Momentum breadth — The percentage of stocks trading above their 200-day moving average or making new highs. Diffusion and breadth often move together; divergence between them signals exhaustion.

Sector rotation — The movement of capital between sectors, often led by diffusion divergence. High diffusion in one sector while low in another signals rotation beginning.

Analyst herding — The tendency of analysts to revise in clusters rather than independently. Herding amplifies diffusion swings and creates persistence in revision regimes.

Consensus regime shift — A fundamental change in analyst view from bullish to bearish (or vice versa). Diffusion is a leading indicator of regime shifts.

Summary

The revision diffusion index measures the breadth of analyst revisions—how many stocks are revising upward vs. downward—and serves as a powerful leading indicator of equity market direction and sector rotation. High diffusion (65%+) signals broad-based upgrade momentum and typically coincides with bull market conditions.

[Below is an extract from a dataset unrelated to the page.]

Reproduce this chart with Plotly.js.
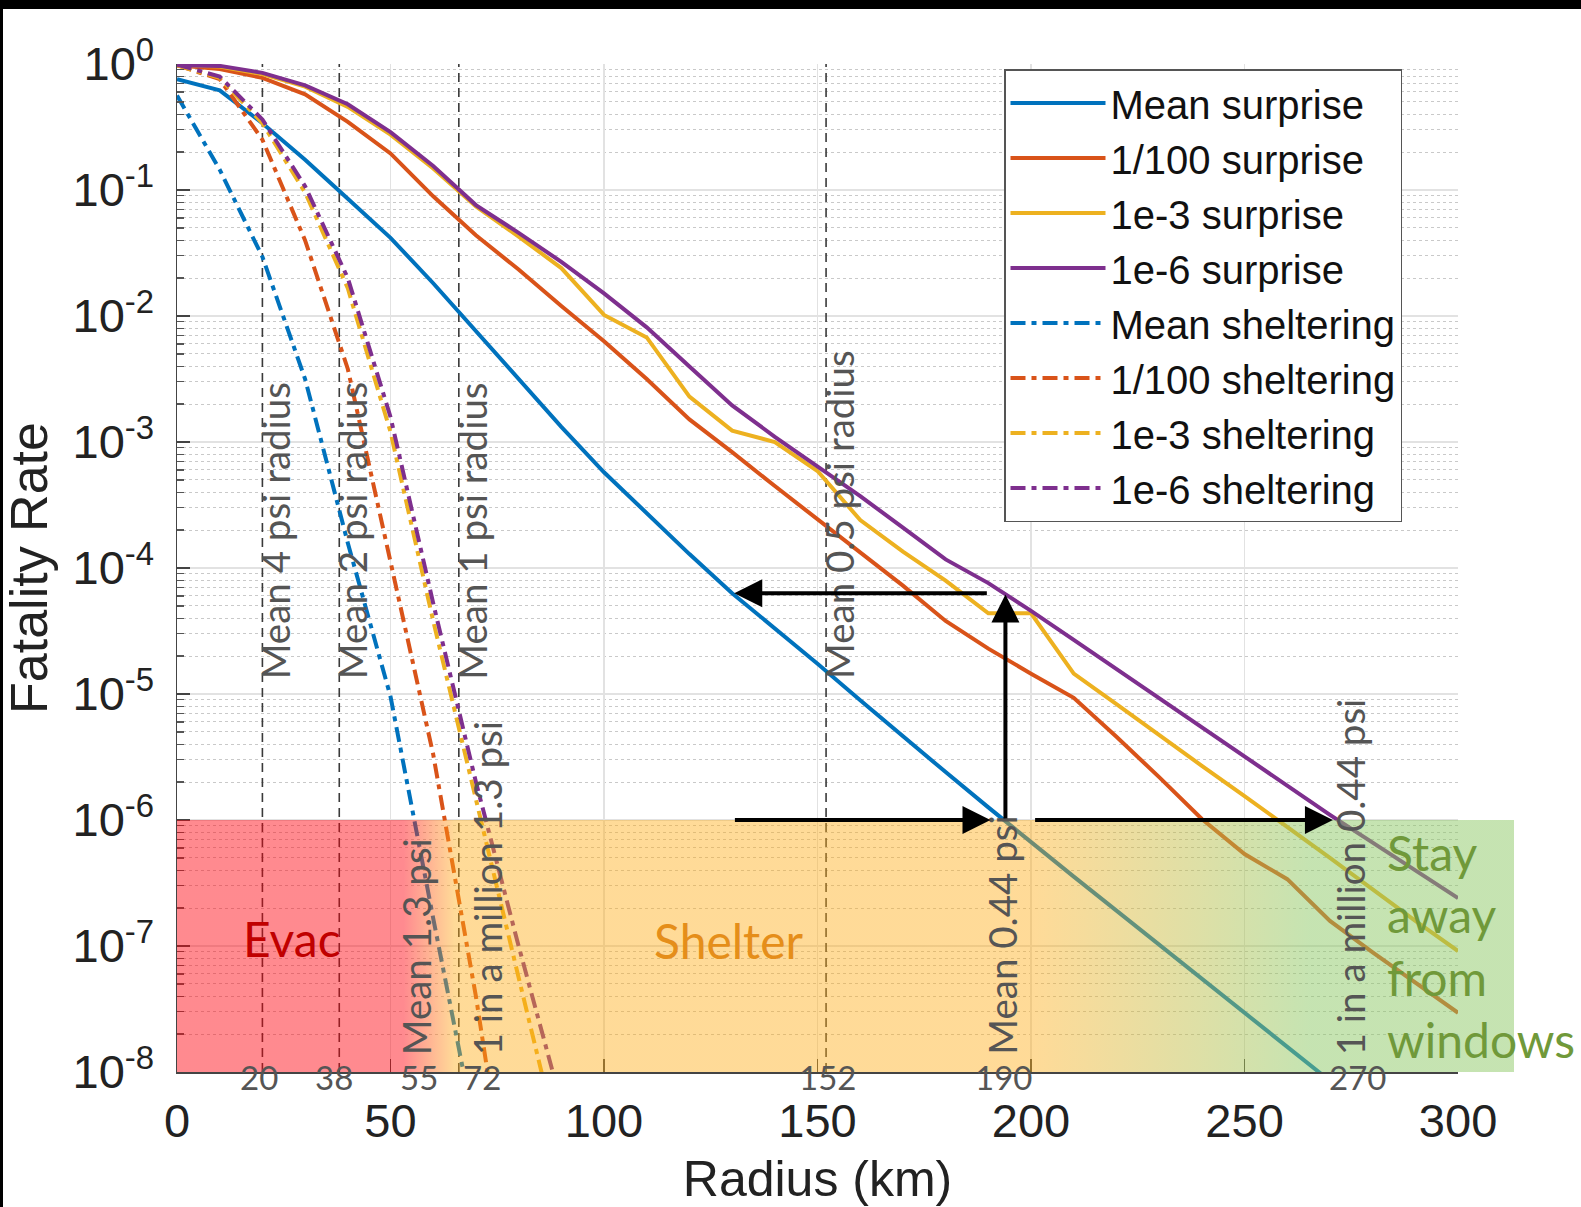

Low diffusion (30%–40%) signals broad-based downgrade momentum and typically coincides with bear markets. The key insight is that diffusion regimes are persistent; once diffusion crosses above 60% or below 40%, it tends to remain in that regime for weeks, creating sustained tailwinds or headwinds for returns.

Diffusion is most valuable when it diverges across sectors. Sectors with rising diffusion are entering upgrade cycles and tend to outperform; sectors with falling diffusion are entering downgrade cycles and tend to underperform. This sector divergence in diffusion often precedes sector rotation by 3–6 weeks, providing advance warning of where market leadership is shifting.

Professional equity investors track diffusion alongside direction and magnitude, recognizing that high diffusion with high magnitude (broad-based, large revisions) is the strongest signal, while low diffusion with high magnitude (concentrated, large revisions) is the most fragile. Understanding diffusion regimes, persistence, and sector divergence enables tactical allocation and stock selection decisions that capture revision-driven returns before they're obvious to the broader market.